> Linus Torvalds wrote:
> >
> > I do believe that there are probably more "high-level" heuristics that can
> > be useful, though. Looking at man common big trees, the ownership issue is
> > one obvious clue. Sadly the trees obviously end up being _created_ without
> > owner information, and the chown/chgrp happens later, but it might still
> > be useable for some clues.
Size of the parent directory might be another clue.
> I didn't understand your objection to the heuristic "was the
> parent directory created within the past 30 seconds?". If the
> parent and child were created at the same time, chances are that
> they'll be accessed at the same time?
Thought experiment:
Put stuff on a disk the usual slow way.
Backup. Mkfs. Restore.
Should the allocation pattern now be different? Why?
> And there's always the `chattr' cop-out, to alter the allocation
> policy at a chosen point in the tree by administrative act.

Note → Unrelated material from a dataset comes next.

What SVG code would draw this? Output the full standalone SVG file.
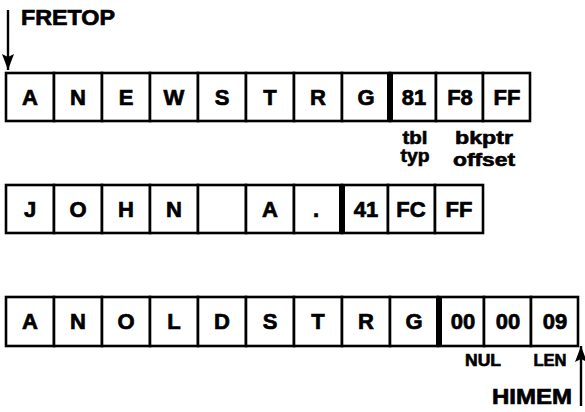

Much help that's going to be in the above scenario, given how tar calls
chattr ... not.
> Any change in ext2 allocation policy at this point in time really,
> really worries me. If it screws up we'll have 10,000,000 linux
> boxes running like dead dogs in a year. So if we _do_ make a change, I'd
> suggest that it be opt-in. Call me a wimp.
Well, with Alex' cleanups, switchable policies might just become possible.